● LISTED ENTRIES
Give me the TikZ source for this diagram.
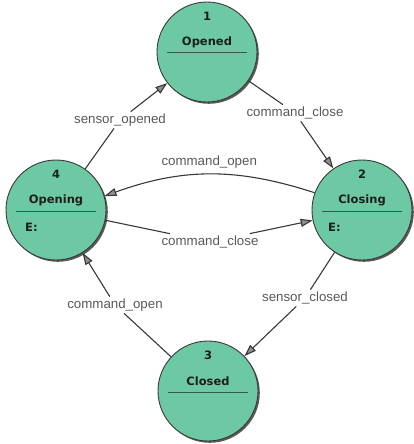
\documentclass[tikz,border=0pt]{standalone}
\usepackage{fontspec}
\setmainfont{Liberation Sans}
\newfontfamily\statefont{DejaVu Sans}
\usetikzlibrary{arrows.meta,shadows}

\definecolor{statefill}{HTML}{6DC9A4}
\definecolor{stateedge}{HTML}{3A3A3A}
\definecolor{stateshade}{HTML}{5A5A5A}
\definecolor{sepline}{HTML}{2E5C48}
\definecolor{wire}{HTML}{383838}
\definecolor{tipfill}{HTML}{8E8E8E}
\definecolor{labelgray}{HTML}{585858}
\definecolor{statetext}{HTML}{1E1E1E}

\begin{document}
\begin{tikzpicture}[x=1pt,y=-1pt,
  state/.style={circle, minimum size=100pt, inner sep=0pt, fill=statefill,
    draw=stateedge, line width=0.9pt,
    drop shadow={shadow xshift=1.8pt, shadow yshift=-1.8pt, fill=stateshade, opacity=1}},
  statetxt/.style={font=\statefont\bfseries\fontsize{11.5}{14}\selectfont, text=statetext, inner sep=0pt},
  entrytext/.style={statetxt, anchor=west},
  divider/.style={draw=sepline, line width=1pt},
  wireline/.style={draw=wire, line width=1.1pt},
  trans/.style={wireline, -{Triangle[length=12pt, width=8pt, fill=tipfill]}},
  tlabel/.style={font=\fontsize{13.3}{15}\selectfont, text=labelgray, inner sep=2pt},
]
\useasboundingbox (0,0) rectangle (413,444);

% states
\node[state] (n1) at (207,52) {};
\node[state] (n2) at (362,210) {};
\node[state] (n3) at (208,391) {};
\node[state] (n4) at (56,210) {};

% state 1
\node[statetxt] (n1num)  at ([yshift=36pt]n1.center) {1};
\node[statetxt] (n1name) at ([yshift=10pt]n1.center) {Opened};
\draw[divider] ([xshift=-40pt,yshift=-1pt]n1.center) -- ([xshift=40pt,yshift=-1pt]n1.center);

% state 2
\node[statetxt] (n2num)  at ([yshift=36pt]n2.center) {2};
\node[statetxt] (n2name) at ([yshift=10pt]n2.center) {Closing};
\draw[divider] ([xshift=-40pt,yshift=-1pt]n2.center) -- ([xshift=40pt,yshift=-1pt]n2.center);
\node[entrytext] (n2entry) at ([xshift=-34pt,yshift=-17pt]n2.center) {E:};

% state 3
\node[statetxt] (n3num)  at ([yshift=36pt]n3.center) {3};
\node[statetxt] (n3name) at ([yshift=10pt]n3.center) {Closed};
\draw[divider] ([xshift=-40pt,yshift=-1pt]n3.center) -- ([xshift=40pt,yshift=-1pt]n3.center);

% state 4
\node[statetxt] (n4num)  at ([yshift=36pt]n4.center) {4};
\node[statetxt] (n4name) at ([yshift=10pt]n4.center) {Opening};
\draw[divider] ([xshift=-40pt,yshift=-1pt]n4.center) -- ([xshift=40pt,yshift=-1pt]n4.center);
\node[entrytext] (n4entry) at ([xshift=-31pt,yshift=-17pt]n4.center) {E:};

% transition labels (the straight transitions are routed through them)
\node[tlabel] (l41) at (120,120) {sensor\_opened};
\node[tlabel] (l12) at (295,113) {command\_close};
\node[tlabel] (l23) at (305,298) {sensor\_closed};
\node[tlabel] (l34) at (115,305) {command\_open};
\node[tlabel] (l42) at (210,242) {command\_close};

% transitions
\draw[wireline] (n4) -- (l41);  \draw[trans] (l41) -- (n1);
\draw[wireline] (n1) -- (l12);  \draw[trans] (l12) -- (n2);
\draw[wireline] (n2) -- (l23);  \draw[trans] (l23) -- (n3);
\draw[wireline] (n3) -- (l34);  \draw[trans] (l34) -- (n4);
\draw[wireline] (n4) -- (l42);  \draw[trans] (l42) -- (n2);
\draw[trans] (n2.160) to[bend right=19] node[tlabel, midway, above=4pt] (l24) {command\_open} (n4.16);
\end{tikzpicture}
\end{document}
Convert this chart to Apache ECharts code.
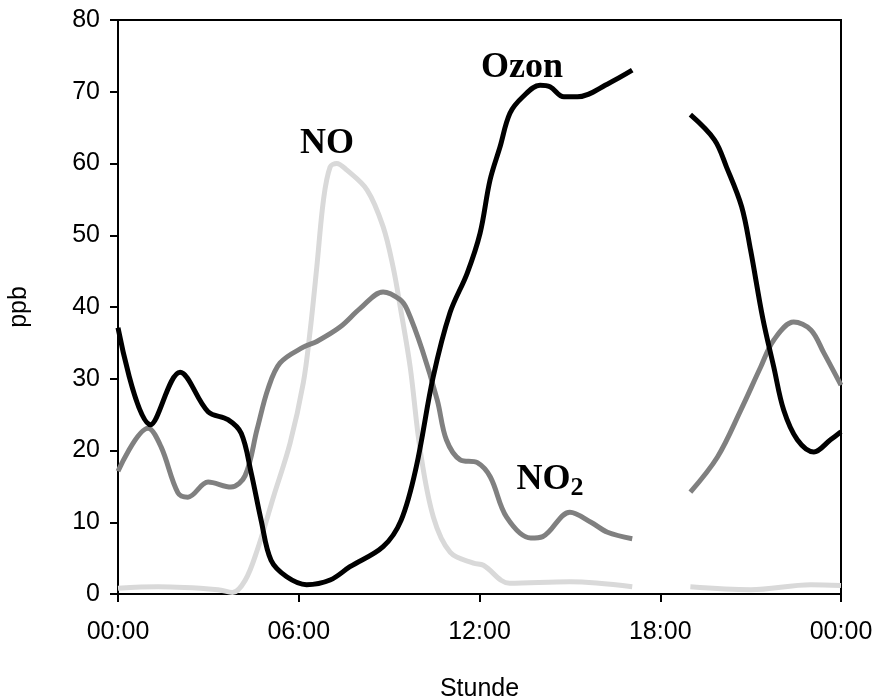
<!DOCTYPE html>
<html><head><meta charset="utf-8">
<script src="https://cdn.jsdelivr.net/npm/echarts@6/dist/echarts.min.js"></script>
<style>html,body{margin:0;padding:0;background:#fff}#c{width:875px;height:697px}</style>
</head><body><div id="c"></div>
<script>
// hours of day (0..24); null = no data
var ozonHours = [0,1.08,2.06,2.99,3.65,4.09,4.42,4.75,5.08,5.6,6.26,7.04,7.7,8.8,9.4,9.9,10.46,11.02,11.59,12.02,12.35,12.68,13.01,13.44,14.01,14.34,14.8,15.25,16.3,17.07,18,19.0,19.8,20.2,20.7,21.0,21.4,21.77,22.1,22.55,23.1,23.65,24];
var ozonValues = [37.1,23.6,30.9,25.4,24.3,22.4,16.9,10.3,4.7,2.4,1.3,1.95,3.8,6.6,10.3,17.7,30.2,39.2,44.7,50.3,57.7,62.3,67.0,69.3,70.9,70.7,69.3,69.3,71.2,73.0,null,66.8,63.3,59.5,54.0,47.9,38.5,31.6,25.6,21.5,19.8,21.5,22.6];

var no2Hours = [0,1.0,1.43,1.99,2.32,2.99,3.75,4.22,4.62,4.98,5.38,6.15,6.6,7.37,8.04,8.8,9.37,9.6,10.1,10.6,10.9,11.36,11.93,12.36,12.9,13.7,14.1,15.0,15.7,16.25,17.07,18,19.0,19.9,20.67,21.33,21.77,22.43,23.0,23.43,24];
var no2Values = [17.1,23.1,20.5,14.1,13.5,15.6,14.9,16.5,23.0,28.6,32.2,34.4,35.2,37.2,39.8,42.1,41.0,39.6,34.0,27.0,21.5,18.7,18.3,16.3,10.7,7.8,8.0,11.4,10.0,8.6,7.7,null,14.2,19.1,25.6,31.6,35.4,37.9,36.8,33.6,29.1];

var noHours = [0,1.33,3.32,3.8,4.22,4.62,5.18,5.71,6.15,6.37,6.6,6.82,7.04,7.26,7.59,8.27,8.8,9.13,9.37,9.7,10.03,10.47,11.03,11.8,12.13,13.0,15.0,17.07,18,19.0,21.0,23.0,24];
var noValues = [0.8,1.0,0.6,0.2,1.9,6.1,13.8,21.0,29.4,36.4,45.6,54.9,59.5,60.0,59.1,56.3,51.2,45.6,40.0,31.6,20.1,10.7,5.8,4.3,4.0,1.5,1.7,1.0,null,1.0,0.6,1.3,1.2];

var xTicks = ['00:00','06:00','12:00','18:00','00:00'];
var labelNames = ['NO','Ozon','NO2'];
var labelHours = [6.94,13.41,14.34];
var labelValues = [62.7,73.35,15.9];

function pairs(h, v){ return h.map(function(x,i){ return [x, v[i]===null ? '-' : v[i]]; }); }

var chart = echarts.init(document.getElementById('c'), null, {renderer:'canvas'});
chart.setOption({
  animation:false,
  grid:{left:118, right:34, top:20, bottom:103, show:true, borderColor:'#000', borderWidth:2, backgroundColor:'transparent',
    containLabel:false, outerBoundsMode:'none'},
  xAxis:{type:'value', min:0, max:24, interval:6,
    name:'Stunde', nameLocation:'middle', nameGap:83,
    nameTextStyle:{fontFamily:'Liberation Sans', fontSize:25, color:'#000'},
    axisLine:{show:true, lineStyle:{color:'#000', width:2}},
    axisTick:{show:true, length:8, lineStyle:{color:'#000', width:2}},
    axisLabel:{fontFamily:'Liberation Sans', fontSize:25, color:'#000', margin:26,
      formatter:function(v){ return xTicks[Math.round(v/6)]; }},
    splitLine:{show:false}},
  yAxis:{type:'value', min:0, max:80, interval:10,
    name:'ppb', nameLocation:'middle', nameGap:86, nameRotate:90,
    nameTextStyle:{fontFamily:'Liberation Sans', fontSize:25, color:'#000'},
    axisLine:{show:true, lineStyle:{color:'#000', width:2}},
    axisTick:{show:true, length:8, lineStyle:{color:'#000', width:2}},
    axisLabel:{fontFamily:'Liberation Sans', fontSize:25, color:'#000', margin:18},
    splitLine:{show:false}},
  series:[
    {type:'line', name:'NO', data:pairs(noHours,noValues), smooth:0.35, showSymbol:false, connectNulls:false,
      lineStyle:{width:5, color:'#d9d9d9'}, z:2},
    {type:'line', name:'NO2', data:pairs(no2Hours,no2Values), smooth:0.35, showSymbol:false, connectNulls:false,
      lineStyle:{width:5, color:'#808080'}, z:3},
    {type:'line', name:'Ozon', data:pairs(ozonHours,ozonValues), smooth:0.35, showSymbol:false, connectNulls:false,
      lineStyle:{width:5, color:'#000'}, z:4},
    {type:'scatter', symbolSize:0, z:5, silent:true, itemStyle:{opacity:1},
      data:labelNames.map(function(n,i){ return {value:[labelHours[i],labelValues[i]], name:n}; }),
      label:{show:true, position:'inside', color:'#000', textBorderWidth:0, opacity:1,
        fontFamily:'Liberation Serif', fontWeight:'bold', fontSize:36,
        formatter:function(p){ return p.name==='NO2' ? 'NO{s|2}' : p.name; },
        rich:{s:{color:'#000', fontFamily:'Liberation Serif', fontWeight:'bold', fontSize:26, verticalAlign:'bottom', padding:[16,0,0,0]}}}}
  ]
});
</script></body></html>
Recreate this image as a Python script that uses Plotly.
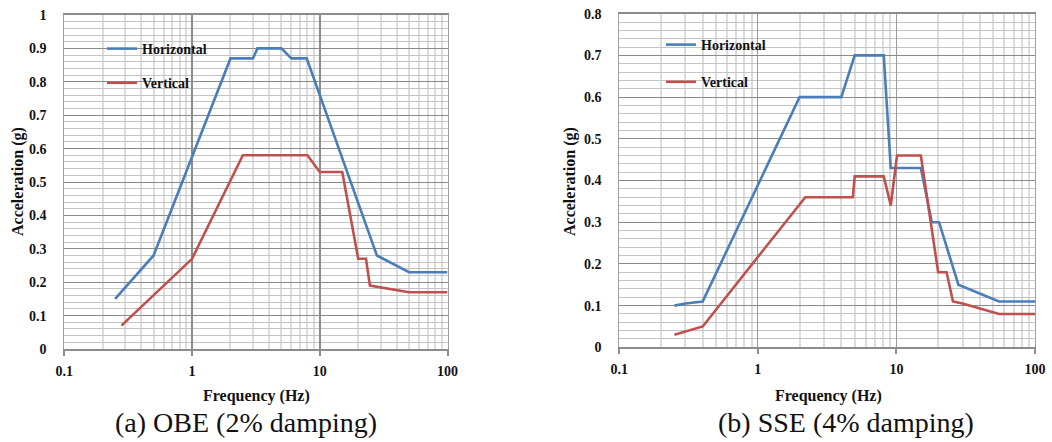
import plotly.graph_objects as go

# ---------------- data ----------------
obe_h_freq = [0.25, 0.5, 2.0, 3.0, 3.25, 5.0, 6.0, 7.9, 28.0, 50.0, 100.0]
obe_h_acc = [0.15, 0.28, 0.87, 0.87, 0.90, 0.90, 0.87, 0.87, 0.28, 0.23, 0.23]

obe_v_freq = [0.28, 1.0, 2.5, 8.0, 10.0, 15.0, 20.0, 23.0, 24.7, 30.0, 50.0, 100.0]
obe_v_acc = [0.07, 0.27, 0.58, 0.58, 0.53, 0.53, 0.27, 0.27, 0.19, 0.185, 0.17, 0.17]

sse_h_freq = [0.25, 0.3, 0.4, 2.0, 4.0, 5.0, 8.1, 9.1, 15.0, 18.0, 20.3, 28.0, 55.0, 100.0]
sse_h_acc = [0.10, 0.105, 0.11, 0.60, 0.60, 0.70, 0.70, 0.43, 0.43, 0.30, 0.30, 0.15, 0.11, 0.11]

sse_v_freq = [0.25, 0.4, 2.2, 4.85, 5.0, 8.1, 9.1, 10.1, 15.0, 20.0, 23.0, 25.6, 30.0, 55.0, 100.0]
sse_v_acc = [0.03, 0.05, 0.36, 0.36, 0.41, 0.41, 0.34, 0.46, 0.46, 0.18, 0.18, 0.11, 0.105, 0.08, 0.08]

series_names = ["Horizontal", "Vertical"]
x_tick_vals = [0.1, 1, 10, 100]
x_tick_text = ["0.1", "1", "10", "100"]
captions = ["(a) OBE (2% damping)", "(b) SSE (4% damping)"]
x_title = "Frequency (Hz)"
y_title = "Acceleration (g)"

BLUE = "#4a7ebb"
RED = "#c0504d"
W, H = 1052, 442
SERIF = "Liberation Serif"

fig = go.Figure()

fig.add_trace(go.Scatter(x=obe_h_freq, y=obe_h_acc, mode="lines", name="<b>" + series_names[0] + "</b>",
                         line=dict(color=BLUE, width=2.6), xaxis="x", yaxis="y",
                         legend="legend", legendgroup="a1"))
fig.add_trace(go.Scatter(x=obe_v_freq, y=obe_v_acc, mode="lines", name="<b>" + series_names[1] + "</b>",
                         line=dict(color=RED, width=2.6), xaxis="x", yaxis="y",
                         legend="legend", legendgroup="a2"))
fig.add_trace(go.Scatter(x=sse_h_freq, y=sse_h_acc, mode="lines", name="<b>" + series_names[0] + "</b>",
                         line=dict(color=BLUE, width=2.6), xaxis="x2", yaxis="y2",
                         legend="legend2", legendgroup="b1"))
fig.add_trace(go.Scatter(x=sse_v_freq, y=sse_v_acc, mode="lines", name="<b>" + series_names[1] + "</b>",
                         line=dict(color=RED, width=2.6), xaxis="x2", yaxis="y2",
                         legend="legend2", legendgroup="b2"))

minor_x = [m * 10 ** e for e in (-1, 0, 1) for m in range(2, 10)]

tick_font = dict(family=SERIF, size=14, color="#111")


def px_x(p):
    return p / W


def px_y(p):
    return 1 - p / H


def xaxis(dom, major_grid_w, major_grid_c, anchor):
    return dict(
        type="log", domain=dom, range=[-1, 2], anchor=anchor, automargin=False,
        tickmode="array", tickvals=x_tick_vals, ticktext=["<b>" + t + "</b>" for t in x_tick_text],
        tickfont=tick_font, ticks="outside", ticklen=5, tickcolor="#909090", tickwidth=2,
        showgrid=True, gridcolor=major_grid_c, gridwidth=major_grid_w,
        minor=dict(tickmode="array", tickvals=minor_x, showgrid=True,
                   gridcolor="#dcdcdc", gridwidth=2, ticks=""),
        showline=True, linecolor="#8c8c8c", linewidth=2, mirror=True,
        zeroline=False, fixedrange=True, ticklabelstandoff=3,
    )


def yaxis(dom, rng, anchor):
    return dict(
        domain=dom, range=rng, anchor=anchor, dtick=0.1, tick0=0, automargin=False,
        tickfont=tick_font, tickprefix="<b>", ticksuffix="</b>",
        ticks="", showgrid=True, gridcolor="#8a8a8a", gridwidth=1,
        minor=dict(dtick=0.02, showgrid=True, gridcolor="#c4c4c4", gridwidth=1),
        showline=True, linecolor="#a0a0a0", linewidth=1, mirror=True,
        zeroline=False, ticklabelstandoff=14, fixedrange=True,
    )


fig.update_layout(
    width=W, height=H,
    margin=dict(l=0, r=0, t=0, b=0, autoexpand=False),
    paper_bgcolor="white", plot_bgcolor="white",
    font=dict(family=SERIF, color="#111"),
    xaxis=xaxis([px_x(64.3), px_x(447.5)], 2, "#8c8c8c", "y"),
    yaxis=yaxis([px_y(349), px_y(15)], [0, 1], "x"),
    xaxis2=xaxis([px_x(619.3), px_x(1035)], 1, "#9a9a9a", "y2"),
    yaxis2=yaxis([px_y(347.3), px_y(13.7)], [0, 0.8], "x2"),
    legend=dict(x=px_x(102), y=px_y(33), xanchor="left", yanchor="top",
                bgcolor="rgba(0,0,0,0)", borderwidth=0, traceorder="grouped",
                tracegroupgap=13, font=dict(family=SERIF, size=14, color="#111"),
                itemwidth=30),
    legend2=dict(x=px_x(661), y=px_y(29), xanchor="left", yanchor="top",
                 bgcolor="rgba(0,0,0,0)", borderwidth=0, traceorder="grouped",
                 tracegroupgap=16, font=dict(family=SERIF, size=14, color="#111"),
                 itemwidth=30),
    showlegend=True,
)

annotations = []
for cx, text in [(256, x_title), (828, x_title)]:
    annotations.append(dict(x=px_x(cx), y=px_y(396), xref="paper", yref="paper",
                            xanchor="center", yanchor="middle",
                            text="<b>" + text + "</b>", showarrow=False,
                            font=dict(family=SERIF, size=16, color="#111")))
for cx, text in [(18, y_title), (570, y_title)]:
    annotations.append(dict(x=px_x(cx), y=px_y(182), xref="paper", yref="paper",
                            xanchor="center", yanchor="middle",
                            text="<b>" + text + "</b>", showarrow=False, textangle=-90,
                            font=dict(family=SERIF, size=16, color="#111")))
for cx, text in [(246, captions[0]), (846, captions[1])]:
    annotations.append(dict(x=px_x(cx), y=px_y(422), xref="paper", yref="paper",
                            xanchor="center", yanchor="middle",
                            text=text, showarrow=False,
                            font=dict(family=SERIF, size=28, color="#111")))
fig.update_layout(annotations=annotations)

fig.write_html("out.html", config={"displayModeBar": False},
               post_script="document.body.style.margin='0';document.body.style.padding='0';"
                           "document.body.style.overflow='hidden';")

● YOUR INSTRUCTIONS
Write out word for word the lines above that run from the one with "Recreate this image" to the one with "minor_x = [m". Include both end lines; exclude the images.

● OUTPUT OF THE TASK
Recreate this image as a Python script that uses Plotly.
import plotly.graph_objects as go

# ---------------- data ----------------
obe_h_freq = [0.25, 0.5, 2.0, 3.0, 3.25, 5.0, 6.0, 7.9, 28.0, 50.0, 100.0]
obe_h_acc = [0.15, 0.28, 0.87, 0.87, 0.90, 0.90, 0.87, 0.87, 0.28, 0.23, 0.23]

obe_v_freq = [0.28, 1.0, 2.5, 8.0, 10.0, 15.0, 20.0, 23.0, 24.7, 30.0, 50.0, 100.0]
obe_v_acc = [0.07, 0.27, 0.58, 0.58, 0.53, 0.53, 0.27, 0.27, 0.19, 0.185, 0.17, 0.17]

sse_h_freq = [0.25, 0.3, 0.4, 2.0, 4.0, 5.0, 8.1, 9.1, 15.0, 18.0, 20.3, 28.0, 55.0, 100.0]
sse_h_acc = [0.10, 0.105, 0.11, 0.60, 0.60, 0.70, 0.70, 0.43, 0.43, 0.30, 0.30, 0.15, 0.11, 0.11]

sse_v_freq = [0.25, 0.4, 2.2, 4.85, 5.0, 8.1, 9.1, 10.1, 15.0, 20.0, 23.0, 25.6, 30.0, 55.0, 100.0]
sse_v_acc = [0.03, 0.05, 0.36, 0.36, 0.41, 0.41, 0.34, 0.46, 0.46, 0.18, 0.18, 0.11, 0.105, 0.08, 0.08]

series_names = ["Horizontal", "Vertical"]
x_tick_vals = [0.1, 1, 10, 100]
x_tick_text = ["0.1", "1", "10", "100"]
captions = ["(a) OBE (2% damping)", "(b) SSE (4% damping)"]
x_title = "Frequency (Hz)"
y_title = "Acceleration (g)"

BLUE = "#4a7ebb"
RED = "#c0504d"
W, H = 1052, 442
SERIF = "Liberation Serif"

fig = go.Figure()

fig.add_trace(go.Scatter(x=obe_h_freq, y=obe_h_acc, mode="lines", name="<b>" + series_names[0] + "</b>",
                         line=dict(color=BLUE, width=2.6), xaxis="x", yaxis="y",
                         legend="legend", legendgroup="a1"))
fig.add_trace(go.Scatter(x=obe_v_freq, y=obe_v_acc, mode="lines", name="<b>" + series_names[1] + "</b>",
                         line=dict(color=RED, width=2.6), xaxis="x", yaxis="y",
                         legend="legend", legendgroup="a2"))
fig.add_trace(go.Scatter(x=sse_h_freq, y=sse_h_acc, mode="lines", name="<b>" + series_names[0] + "</b>",
                         line=dict(color=BLUE, width=2.6), xaxis="x2", yaxis="y2",
                         legend="legend2", legendgroup="b1"))
fig.add_trace(go.Scatter(x=sse_v_freq, y=sse_v_acc, mode="lines", name="<b>" + series_names[1] + "</b>",
                         line=dict(color=RED, width=2.6), xaxis="x2", yaxis="y2",
                         legend="legend2", legendgroup="b2"))

minor_x = [m * 10 ** e for e in (-1, 0, 1) for m in range(2, 10)]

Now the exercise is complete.